** START Data segment **

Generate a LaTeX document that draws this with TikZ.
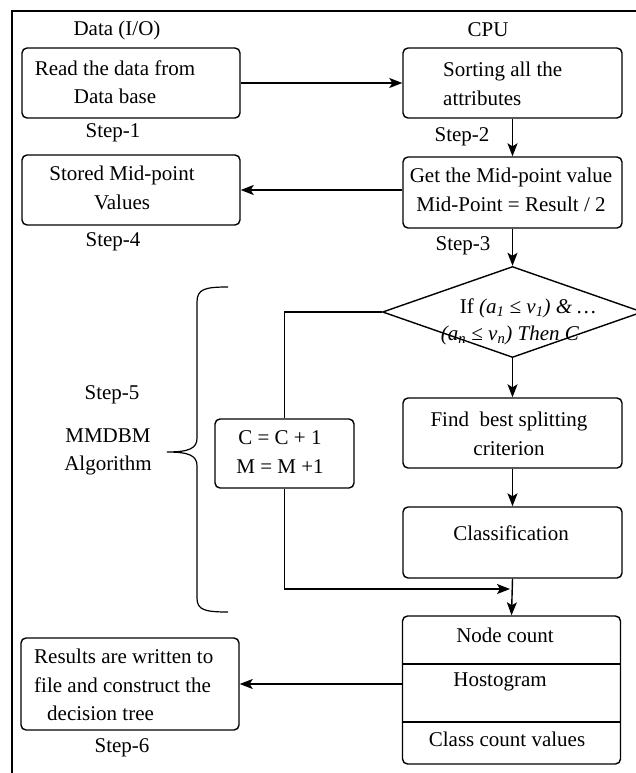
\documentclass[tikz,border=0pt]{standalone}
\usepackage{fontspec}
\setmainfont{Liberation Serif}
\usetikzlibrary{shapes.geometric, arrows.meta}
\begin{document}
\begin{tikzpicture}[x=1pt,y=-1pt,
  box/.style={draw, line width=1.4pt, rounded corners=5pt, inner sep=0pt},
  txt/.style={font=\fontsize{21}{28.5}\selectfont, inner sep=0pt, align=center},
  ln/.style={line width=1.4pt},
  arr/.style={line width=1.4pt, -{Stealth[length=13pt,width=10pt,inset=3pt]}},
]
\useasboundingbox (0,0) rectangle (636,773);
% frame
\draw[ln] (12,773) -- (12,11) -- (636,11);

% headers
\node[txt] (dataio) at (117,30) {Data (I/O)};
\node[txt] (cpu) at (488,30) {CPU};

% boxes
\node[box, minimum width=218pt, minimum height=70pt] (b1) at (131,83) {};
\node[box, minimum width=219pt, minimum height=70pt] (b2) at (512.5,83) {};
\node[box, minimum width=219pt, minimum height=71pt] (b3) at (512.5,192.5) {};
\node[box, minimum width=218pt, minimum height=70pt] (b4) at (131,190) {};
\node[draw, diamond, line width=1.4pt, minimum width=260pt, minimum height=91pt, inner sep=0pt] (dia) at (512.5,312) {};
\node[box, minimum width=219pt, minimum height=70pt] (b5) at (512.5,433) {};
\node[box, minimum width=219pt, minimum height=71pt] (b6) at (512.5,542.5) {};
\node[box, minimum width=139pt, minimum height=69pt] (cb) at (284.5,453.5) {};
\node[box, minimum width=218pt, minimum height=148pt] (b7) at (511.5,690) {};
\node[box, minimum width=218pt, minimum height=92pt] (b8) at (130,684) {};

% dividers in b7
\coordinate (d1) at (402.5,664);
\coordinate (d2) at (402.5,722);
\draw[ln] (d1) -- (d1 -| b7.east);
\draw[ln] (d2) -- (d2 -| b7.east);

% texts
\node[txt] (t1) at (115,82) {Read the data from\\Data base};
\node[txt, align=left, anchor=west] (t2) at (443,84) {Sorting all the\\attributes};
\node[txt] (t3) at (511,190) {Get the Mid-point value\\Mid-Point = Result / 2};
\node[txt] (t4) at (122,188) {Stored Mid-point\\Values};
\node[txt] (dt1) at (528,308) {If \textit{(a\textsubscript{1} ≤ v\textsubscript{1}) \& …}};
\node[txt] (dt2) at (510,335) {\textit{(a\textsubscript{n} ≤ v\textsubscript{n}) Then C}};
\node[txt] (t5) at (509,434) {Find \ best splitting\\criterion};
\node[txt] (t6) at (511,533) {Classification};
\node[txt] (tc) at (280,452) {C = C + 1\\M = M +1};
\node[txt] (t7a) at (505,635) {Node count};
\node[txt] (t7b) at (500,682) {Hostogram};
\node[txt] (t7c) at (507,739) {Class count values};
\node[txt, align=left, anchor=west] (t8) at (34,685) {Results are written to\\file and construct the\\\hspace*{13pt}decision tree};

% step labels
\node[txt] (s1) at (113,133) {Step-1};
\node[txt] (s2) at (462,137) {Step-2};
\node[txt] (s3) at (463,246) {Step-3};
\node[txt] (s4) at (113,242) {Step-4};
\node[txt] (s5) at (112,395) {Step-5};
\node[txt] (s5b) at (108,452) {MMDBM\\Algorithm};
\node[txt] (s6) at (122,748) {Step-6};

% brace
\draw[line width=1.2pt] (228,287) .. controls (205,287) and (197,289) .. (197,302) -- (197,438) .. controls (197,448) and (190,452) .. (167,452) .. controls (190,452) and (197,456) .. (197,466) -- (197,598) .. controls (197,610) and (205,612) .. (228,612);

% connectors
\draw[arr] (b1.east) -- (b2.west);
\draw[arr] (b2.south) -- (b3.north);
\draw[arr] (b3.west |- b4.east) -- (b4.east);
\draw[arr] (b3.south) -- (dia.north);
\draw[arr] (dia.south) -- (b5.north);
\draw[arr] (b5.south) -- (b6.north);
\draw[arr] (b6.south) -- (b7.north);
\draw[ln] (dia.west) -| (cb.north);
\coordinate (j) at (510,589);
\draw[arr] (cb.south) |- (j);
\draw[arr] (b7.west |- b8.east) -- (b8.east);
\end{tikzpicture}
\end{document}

** END Data segment **

From the opening line of the listing above through the line bearing "(cpu) at (488,30)", repeat each line exactly. Drop every picture.

Finished exercise:
Generate a LaTeX document that draws this with TikZ.
\documentclass[tikz,border=0pt]{standalone}
\usepackage{fontspec}
\setmainfont{Liberation Serif}
\usetikzlibrary{shapes.geometric, arrows.meta}
\begin{document}
\begin{tikzpicture}[x=1pt,y=-1pt,
  box/.style={draw, line width=1.4pt, rounded corners=5pt, inner sep=0pt},
  txt/.style={font=\fontsize{21}{28.5}\selectfont, inner sep=0pt, align=center},
  ln/.style={line width=1.4pt},
  arr/.style={line width=1.4pt, -{Stealth[length=13pt,width=10pt,inset=3pt]}},
]
\useasboundingbox (0,0) rectangle (636,773);
% frame
\draw[ln] (12,773) -- (12,11) -- (636,11);

% headers
\node[txt] (dataio) at (117,30) {Data (I/O)};
\node[txt] (cpu) at (488,30) {CPU};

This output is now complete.